Positively, when Jesus says, “Surely I come quickly,” He is not saying that He shall come but He says that He is coming. So that the adverb “quickly” does not tell us when He comes so much as how He is coming. Quickly means that our Lord comes with speed, with haste, without any slackening of rate. And He does this all through this present dispensation, He has been coming ever since He ascended into heaven, and He is coming at this present time. He comes with speed because He is busy causing all things that remain in God’s counsel to be accomplished. All God’s counsel must be executed before the end can come, and Christ is the One Who is worthy to direct and control events to that end. Specifically, that He is coming may be seen by the fact that the elect are being brought into the fold. He is coming speedily in that the world’s measure of iniquity is being filled before our eyes. He is coming speedily in that Antichrist is now taking form and beginning to exercise his power. He is coming at the present time because we may see the signs of His com­ing as they are given us in the Scriptures. A later speaker will treat these signs in detail, but they are there, and they mean Christ is coming!

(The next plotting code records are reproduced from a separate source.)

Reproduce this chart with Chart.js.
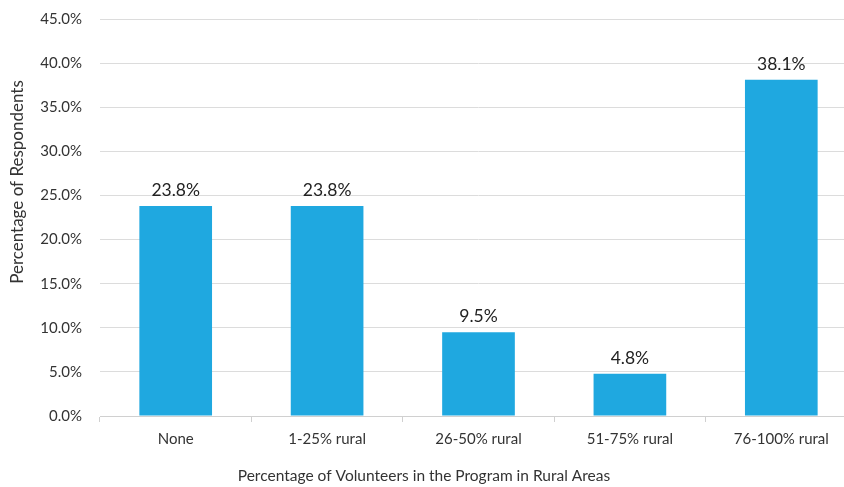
<!DOCTYPE html>
<html>
<head>
<meta charset="utf-8">
<script src="https://cdn.jsdelivr.net/npm/chart.js@4/dist/chart.umd.min.js"></script>
<style>
  html, body { margin: 0; padding: 0; background: #fff; overflow: hidden; }
  #wrap { position: relative; top: -8px; width: 860px; height: 495px; }
</style>
</head>
<body>
<div id="wrap"><canvas id="c" width="860" height="495"></canvas></div>
<script>
const categories = ['None', '1-25% rural', '26-50% rural', '51-75% rural', '76-100% rural'];
const respondentShares = [23.8, 23.8, 9.5, 4.8, 38.1];
const yTickValues = [0, 5, 10, 15, 20, 25, 30, 35, 40, 45];
const xTitle = 'Percentage of Volunteers in the Program in Rural Areas';
const yTitle = 'Percentage of Respondents';

const FONT = 'Lato, "Open Sans", sans-serif';

// Writes each bar's value just above its top edge, plus both axis captions
const valueLabels = {
  id: 'valueLabels',
  afterDatasetsDraw(chart) {
    const ctx = chart.ctx;
    const meta = chart.getDatasetMeta(0);
    ctx.save();
    ctx.font = '17.5px ' + FONT;
    ctx.fillStyle = '#222';
    ctx.textAlign = 'center';
    ctx.textBaseline = 'bottom';
    meta.data.forEach((bar, i) => {
      ctx.fillText(respondentShares[i].toFixed(1) + '%', bar.x, bar.y - 7);
    });
    ctx.fillStyle = '#333';
    ctx.textBaseline = 'middle';
    ctx.font = '15.5px ' + FONT;
    ctx.fillText(xTitle, 424, 484);
    ctx.font = '17px ' + FONT;
    ctx.translate(18, 190);
    ctx.rotate(-Math.PI / 2);
    ctx.fillText(yTitle, 0, 0);
    ctx.restore();
  }
};

new Chart(document.getElementById('c'), {
  type: 'bar',
  data: {
    labels: categories,
    datasets: [{
      data: respondentShares,
      backgroundColor: '#1FA8E0',
      borderWidth: 0,
      barPercentage: 0.48,
      categoryPercentage: 1
    }]
  },
  options: {
    responsive: false,
    animation: false,
    events: [],
    layout: { padding: { top: 2, right: 3, bottom: 2, left: 0 } },
    plugins: { legend: { display: false }, tooltip: { enabled: false } },
    scales: {
      x: {
        grid: { display: true, drawOnChartArea: false, drawTicks: true, tickLength: 6, color: '#d0d0d0', offset: true },
        border: { color: '#d0d0d0' },
        ticks: { font: { family: FONT, size: 15 }, color: '#333', padding: 8 },
        afterFit(s) { s.height = 69; }
      },
      y: {
        min: 0, max: 45,
        afterBuildTicks(s) { s.ticks = yTickValues.map(v => ({ value: v })); },
        grid: { color: '#dcdcdc', drawTicks: false },
        border: { display: false },
        ticks: { font: { family: FONT, size: 15 }, color: '#333', padding: 18,
                 callback: v => v.toFixed(1) + '%' },
        afterFit(s) { s.width = 100; }
      }
    }
  },
  plugins: [valueLabels]
});
</script>
</body>
</html>
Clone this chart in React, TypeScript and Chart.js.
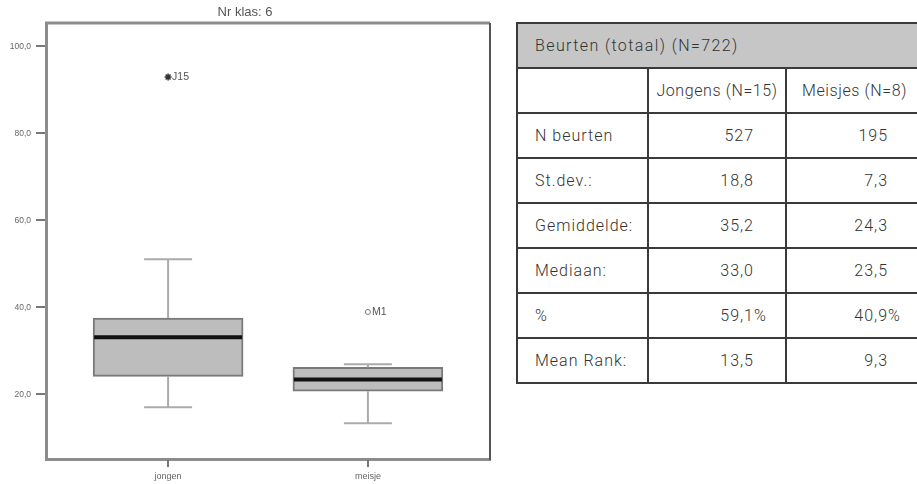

Further, the pace of events that signal our Lord’s return is not a steady, plodding pace, but these events accelerate geomet­rically. The rate of history increases . . . there is a gain in momentum. I read a while back that the first doubling of man’s knowledge took place about the year 1750. Then knowledge doubled again by 1900, again by 1950, and then again by 1960. In ten short years man doubled his knowl­edge, his accumulation of facts and data! Of course, man uses this knowledge to serve the Devil, and with its doubling there is a doubling of sin. But nevertheless this is fantastic! I read that if you look at the want ads of a large city newspaper, seventy- five percent of the jobs listed there were unheard of ten years ago. What an in­crease in technology, science, and inven­tions. Today when a person graduates from college he is already obsolete because of the discoveries and advances that are made daily don’t get a chance to trickle down into the educational systems of our land. Everything accelerates to the end. The Lord is not slack concerning His prom­ise, but He comes with all haste and speed! This coming of Christ throughout the ages is climaxed by His appearing. So that the second advent of our Lord is the culmina­tion, the crowning glory of His coming throughout the ages.

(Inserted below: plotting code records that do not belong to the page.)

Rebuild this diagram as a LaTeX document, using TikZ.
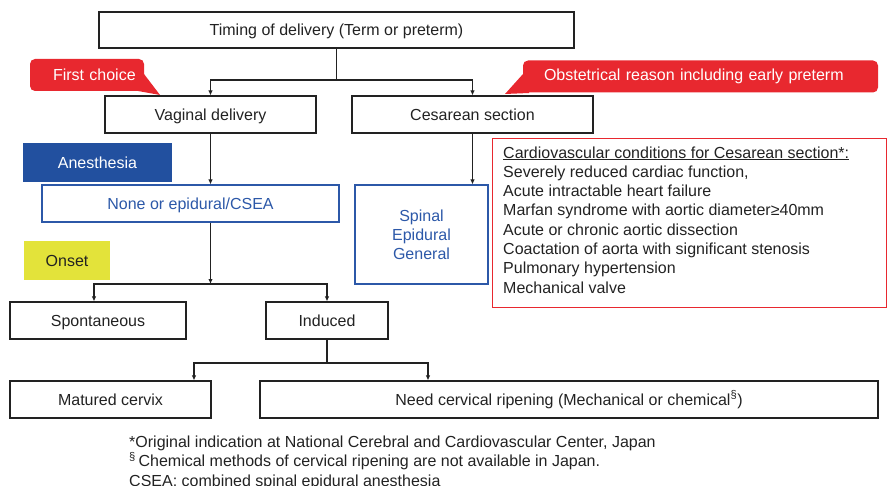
\documentclass[tikz,border=0pt]{standalone}
\usepackage{fontspec}
\setmainfont{Liberation Sans}
\usetikzlibrary{arrows.meta}
\definecolor{calred}{HTML}{E8282F}
\definecolor{anblue}{HTML}{22509F}
\definecolor{tblue}{HTML}{2C58A8}
\definecolor{onsety}{HTML}{E3E33A}
\definecolor{ink}{HTML}{222222}
\newcommand{\myfs}{\fontsize{16}{19.2}\selectfont}
\begin{document}
\begin{tikzpicture}[x=1pt,y=-1pt,
  box/.style={draw=ink, line width=1.1pt, inner sep=0pt, minimum height=37pt, text=ink, font=\myfs},
  oneline/.style={text height=11.5pt, text depth=0pt},
  bluebox/.style={box, draw=tblue, text=tblue},
  conn/.style={draw=ink, line width=1.1pt},
  arr/.style={conn, -{Latex[length=5pt,width=4.5pt]}},
  callout/.style={fill=calred, rounded corners=5pt, inner ysep=0pt, minimum height=32pt, text=white, font=\myfs},
  tag/.style={inner sep=0pt, font=\myfs},
]
\useasboundingbox (0,0) rectangle (888,486);

% main boxes
\node[box, oneline, minimum width=475pt, minimum height=36pt] (top) at (336.5,30) {Timing of delivery (Term or preterm)};
\node[box, oneline, minimum width=211pt] (vag) at (210.5,114.5) {Vaginal delivery};
\node[box, oneline, minimum width=241pt] (ces) at (472.5,114.5) {Cesarean section};
\node[bluebox, oneline, minimum width=297pt] (none) at (190.5,203.5) {None or epidural/CSEA};
\node[bluebox, minimum width=133pt, minimum height=99pt, align=center] (spinal) at (421.5,234.5) {Spinal\\Epidural\\General};
\node[box, oneline, minimum width=176pt] (spont) at (98,320.5) {Spontaneous};
\node[box, oneline, minimum width=122pt] (induced) at (327,320.5) {Induced};
\node[box, oneline, minimum width=201pt] (matured) at (110.5,399.5) {Matured cervix};
\node[box, oneline, minimum width=618pt] (need) at (569,399.5) {Need cervical ripening (Mechanical or chemical\textsuperscript{§})};

% tags
\node[tag, oneline, fill=anblue, text=white, minimum width=149pt, minimum height=39pt] (anes) at (97.5,162.5) {Anesthesia};
\node[tag, oneline, fill=onsety, text=ink, minimum width=86pt, minimum height=39pt] (onset) at (67,260.5) {Onset};

% callouts
\fill[calred] (138,74) -- (144,74) -- (160,95) -- (138,91) -- cycle;
\node[callout, inner xsep=8.3pt, text width=97.4pt, align=right] (first) at (87,75) {First choice};
\fill[calred] (529,74) -- (523,74) -- (505,94) -- (529,93) -- cycle;
\node[callout, inner xsep=21pt, text width=313pt, align=left] (obst) at (700.5,76.5) {Obstetrical reason including early preterm};

% cardiovascular box
\node[draw=calred, line width=0.8pt, inner sep=0pt, minimum width=394pt, minimum height=169pt] (cardio) at (689,222.5) {};
\node[anchor=north west, inner sep=0pt, align=left, text=ink, font=\fontsize{16}{19.3}\selectfont] (cvtext) at (503,146.3) {\underline{Cardiovascular conditions for Cesarean section*:}\\
Severely reduced cardiac function,\\
Acute intractable heart failure\\
Marfan syndrome with aortic diameter≥40mm\\
Acute or chronic aortic dissection\\
Coactation of aorta with significant stenosis\\
Pulmonary hypertension\\
Mechanical valve};

% notes
\node[anchor=north west, inner sep=0pt, align=left, text=ink, font=\fontsize{16}{19.5}\selectfont] (notes) at (129,435.3) {*Original indication at National Cerebral and Cardiovascular Center, Japan\\
\textsuperscript{§}\,Chemical methods of cervical ripening are not available in Japan.\\
CSEA: combined spinal epidural anesthesia};

% connectors
\coordinate (j1) at (336.5,80);
\draw[conn] (top.south) -- (j1);
\draw[arr] (j1) -| (vag.north);
\draw[arr] (j1) -| (ces.north);
\draw[arr] (vag.south) -- (vag.south |- none.north);
\draw[arr] (ces.south) -- (ces.south |- spinal.north);
\coordinate (j2) at (210.5,284);
\draw[arr] (vag.south |- none.south) -- (j2);
\coordinate (sp) at (94,284);
\draw[arr] (j2) -- (sp) -- (sp |- spont.north);
\draw[arr] (j2) -| (induced.north);
\coordinate (j3) at (327,363);
\draw[conn] (induced.south) -- (j3);
\coordinate (mt) at (194,363);
\coordinate (nd) at (428,363);
\draw[arr] (j3) -- (mt) -- (mt |- matured.north);
\draw[arr] (j3) -- (nd) -- (nd |- need.north);
\end{tikzpicture}
\end{document}
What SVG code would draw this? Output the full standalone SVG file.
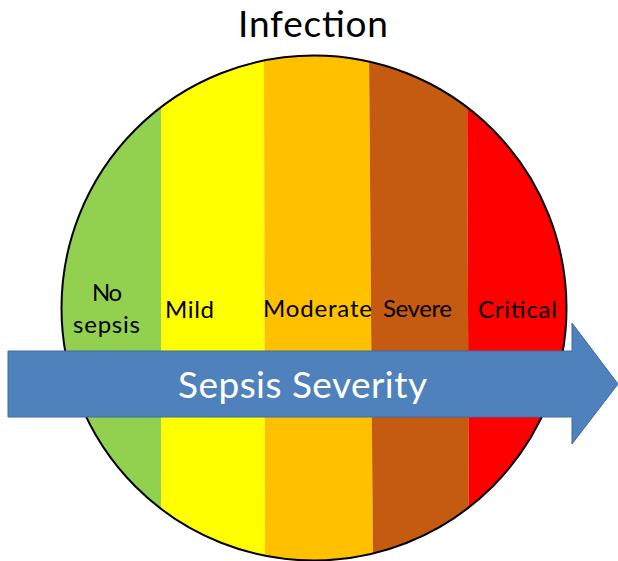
<svg xmlns="http://www.w3.org/2000/svg" width="618" height="561" viewBox="0 0 618 561">
  <defs>
    <clipPath id="circleClip">
      <circle cx="314" cy="308" r="252.5"/>
    </clipPath>
    <style>
      .lbl { font-family: Lato, "Open Sans", "Liberation Sans", sans-serif; font-size: 24px; fill: #000; }
      .big { font-family: Lato, "Open Sans", "Liberation Sans", sans-serif; font-size: 37px; }
    </style>
  </defs>
  <rect width="618" height="561" fill="#ffffff"/>

  <g id="title">
    <text class="big" x="238" y="37" fill="#000" textLength="150" lengthAdjust="spacing">Infection</text>
  </g>

  <g id="infection-circle">
    <g clip-path="url(#circleClip)">
      <polygon points="0,50 161,50 161,565 0,565" fill="#92D050"/>
      <polygon points="161,50 264,50 265,565 161,565" fill="#FFFF00"/>
      <polygon points="264,50 369,50 373,565 265,565" fill="#FFC000"/>
      <polygon points="369,50 467,50 469,565 373,565" fill="#C55A11"/>
      <polygon points="467,50 618,50 618,565 469,565" fill="#FF0000"/>
    </g>
    <circle cx="314" cy="308" r="252.5" fill="none" stroke="#000" stroke-width="2"/>
  </g>

  <g id="stage-no-sepsis">
    <text class="lbl" x="92" y="301" textLength="30" lengthAdjust="spacing">No</text>
    <text class="lbl" x="73" y="333" textLength="67" lengthAdjust="spacing">sepsis</text>
  </g>
  <g id="stage-mild">
    <text class="lbl" x="165" y="318" textLength="49" lengthAdjust="spacing">Mild</text>
  </g>
  <g id="stage-moderate">
    <text class="lbl" x="263" y="317" textLength="109" lengthAdjust="spacing">Moderate</text>
  </g>
  <g id="stage-severe">
    <text class="lbl" x="383" y="317" textLength="69" lengthAdjust="spacing">Severe</text>
  </g>
  <g id="stage-critical">
    <text class="lbl" x="478" y="318" textLength="79" lengthAdjust="spacing">Critical</text>
  </g>

  <g id="connectors">
    <g id="severity-arrow">
      <polygon points="8,351 572,351 572,323 618,384 572,444 572,417 8,417" fill="#4F81BD" stroke="#3D6CA3" stroke-width="1"/>
      <text class="big" x="178" y="398" fill="#ffffff" textLength="249" lengthAdjust="spacing">Sepsis Severity</text>
    </g>
  </g>
</svg>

When Christ appears, He shall accomplish four things. Having all power over the grave and death He shall call forth the dead out of the earth and the seas. The picture we ought to have at this point is that of every man, woman, and child who ever lived, standing with a body and a soul that will allow them to enter into their eternal destinies. Secondly, Christ shall pass judgment on the living and the dead. The book, that is the consciences of men, shall be opened and all men shall be judged according as they have done in the body, whether it be good or evil. The idea of this judgment is that it shall be revealed for all to see that in Christ God has always been a righteous judge, daily rewarding good with good, and evil with evil. Every thought shall be revealed, every work shall be recounted, the things done in secret shall be bared for all to see. The desperate wickedness of man’s heart shall be revealed and pride shall be seen in all its ugliness. When this is done, the ungodly shall call to the mountains and rocks, “Fall on us, and hide us from the face of Him that sitteth on the throne, and from the wrath of the Lamb!” But the Church, which is the Bride of Christ, and which is just as wicked by nature as the ungodly world, shall not fear or be perplexed. She sees and knows her sins, and she hates them. She knows they have been blotted out by the blood of the Lamb of God, and that the Lamb shall confess the names of the elect before the Father. She lifts up her head because her Judge is the same blessed Person Who offered Himself on the cross, removing the curse from her. God will see that blood! God will be pleased! God will cause the Church to possess a glory that has never entered into the heart of man to conceive. He will make our bodies like unto Christ’s glorious body. He shall cause us to know and love as we are known and loved. We shall be like Christ, and we shall ever be with our Lord!

Thirdly, at His coming Christ shall make all things new so that the present creation will take on its everlasting form. This old, tired, cursed creation will be burned with a fervent heat. Even now it groans and travails until Christ returns. All the up­heavals, all the signs in nature, are so many birth pains which shall bring forth the new heavens and the new earth. And that new creation shall be a fit dwelling place for Christ and His Church. It will suit their glorified bodies, it will fit their constant activity of worship. It will be a kingdom of righteousness, and peace, and joy in the Holy Spirit. There is no need of a sun or moon to shine in the new creation, for the glory of God will lighten it, and the Lamb is the light thereof. That’s heaven . . . the place where God’s glory, the radiation of His perfection, shall shine without interrup­tion or imperfection. And the Church shall be bathed in that glory, shall reflect that glory, shall partake of that glory! Do you want that? The question is not whether you want to escape hell; of course you do. But do you want heaven, when heaven is understood to be the glory of God, seen, reflected, enjoyed!

Finally, there shall be the final separation of the elect and the reprobate the believers and the unbelievers. For a few centuries the Lord allowed the wicked to live on the earth with His chosen ones. They served a purpose as the chaff serves the develop­ment of the wheat. But when the day of full harvest comes, the chaff is gathered together and burned. All the wicked are cast into the lake of fire which is the second death; Christ shall cast His and our enemies into everlasting condemnation. But the wheat shall be gathered into the garner. The Church, with each saint in his place, young and old, Jew and Gentile shall he translated into heavenly joy and glory . . . there to enjoy God forever!

What a tremendous climax to history! What glories of God shall be revealed in that day, and forevermore! What praises are due to Him! The Church triumphant in glory longs for that day. She cries, “How long, Lord, Holy and True, dost Thou not judge and avenge our blood on them that dwell on the earth?” The saints in glory cry, “Come, Lord Jesus!” The Church on earth, in her preaching and praying, in her living and in her dying also says, “Come!” Do you say that, young people? If so, happy are ye! You are most blessed for your future is bright with the vision of heaven. If not, you are to be pitied. And my hope is that through all the activities of this convention you may be lead to that position of faith and hope. I thank you.